March 29, 2024

To Be Good Citizens, Report Says, Companies Should Just Focus on Bottom Line

“Using a single bottom line allows companies to create social benefits in the most efficient way while continuing to maximize profits,” said Daniel Altman, a consultant at the firm, Dalberg Global Development Advisors.

He and his co-author, Jonathan Berman, also a Dalberg consultant, contend in particular that moves by companies to adopt double and triple bottom lines, which add to profit the measures of a company’s social and environmental impact to evaluate performance, are distractions.

“The real social value comes overwhelmingly from what companies do through their core business, the skills and supply chains built up around them, and then the revenue that comes into government as a result of their profitability,” Mr. Berman said.

Companies spent an estimated $14.1 billion on philanthropy in 2009, according to Giving USA, the annual report on giving produced by fund-raising consultants. Companies typically do not report how much they spend on corporate social responsibility, which is often part of the overall marketing budget.

The paper, which is being published by the Stern School of Business at New York University, where Mr. Altman is an adjunct professor, coincides with the debate over how corporations can be responsible global citizens.

Many wealthy business leaders recently have sought to emphasize the social impact that companies have, especially through jobs. Charles T. Munger, Warren E. Buffett’s right-hand man at Berkshire Hathaway, for instance, once said he thought “Costco does more for civilization than the Rockefeller Foundation.”

And Carlos Slim Helú, the Mexican billionaire, has said he believes his vast telecommunications and infrastructure businesses do more to advance social welfare through their creation of jobs than his philanthropy. “Of course, business cannot replace philanthropy,” he said in an interview last spring with The New York Times. “But giving people work so they can help themselves is an important contribution to society.”

At the same time, a growing number of states — including Michigan, Illinois and Utah — have approved the establishment of low-profit, limited liability, or LC3, companies that are run like normal businesses except that making money is secondary to the goal of delivering social benefits.

Most important, the structure allows such business to tap into traditional capital markets and attract private investors, which nonprofits cannot do.

Mr. Altman noted that such government encouragement of corporate social activism was necessary sometimes, when market forces simply did not address a needed public service.

The paper emphasizes that companies that work for long-term profitability, in contrast to managing their business for quarterly performance, often generate public benefits as a byproduct. Mr. Berman cited Cargill as an example, which for decades has been giving cotton farmers in Africa seeds to grow foods.

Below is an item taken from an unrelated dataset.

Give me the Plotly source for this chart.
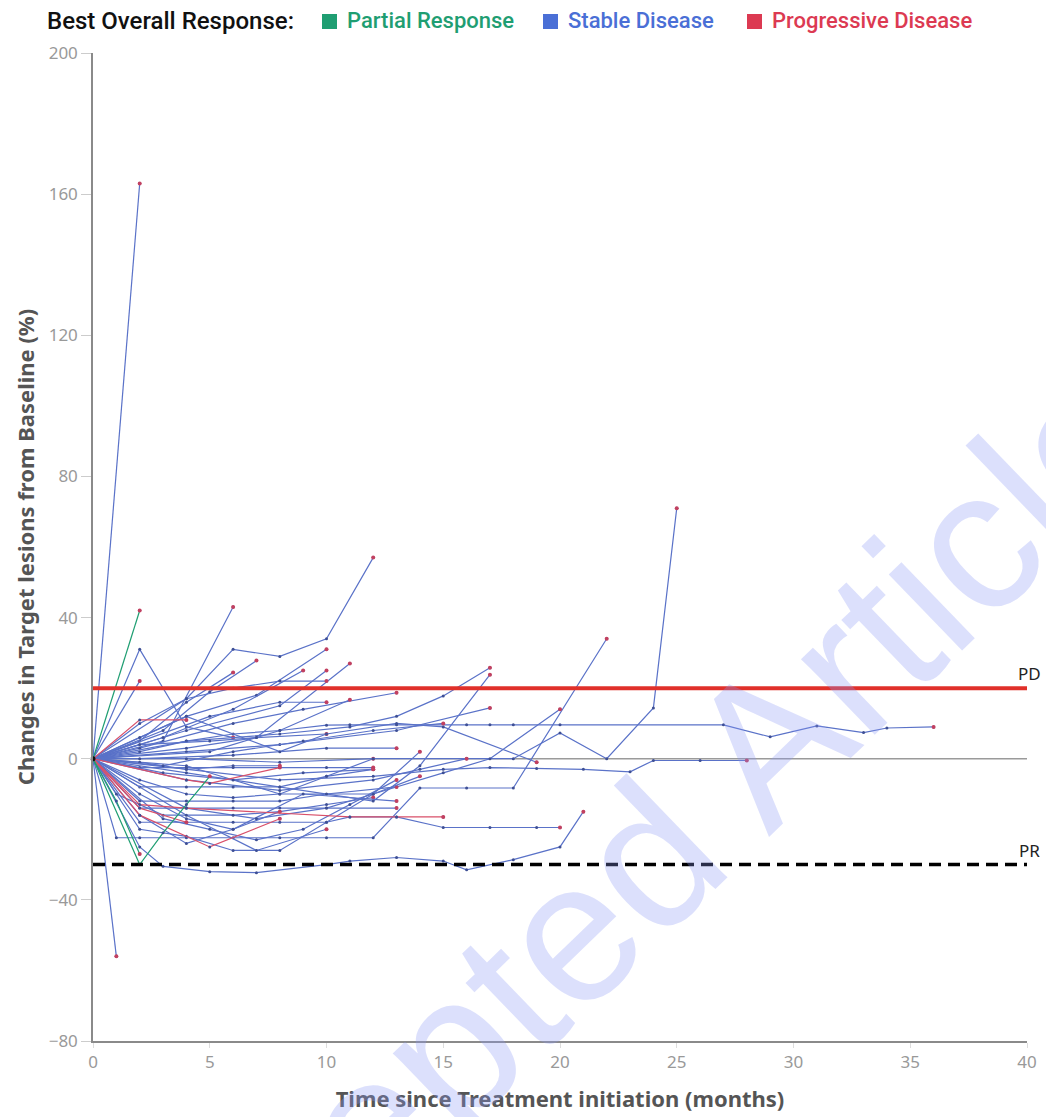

The program creates two crop cycles, which is better for the soil, and over time, helps farmers affiliated with the company sell different crops.

Another example he cited was Exxon Mobil, which incorporates safety into its decisions about new exploration. Mr. Berman said the company did so because it lowered costs and thus enhanced profitability.

“Again and again, we’ve seen the most efficient way to create social benefits is by looking at how those benefits redound to the bottom line,” said Mr. Altman, who wrote economic commentary and editorials for The Times previously in his career.

In contrast, the paper notes that traditional corporate social responsibility programs and corporate philanthropy aim primarily to produce a social benefit and that any profits that may materialize are byproducts.

But neither Mr. Berman nor Mr. Altman argues for ending these programs. “I think they should simply be subjected to the same level of rigor as all the other investments companies make with the aim of improving profitability,” Mr. Altman said.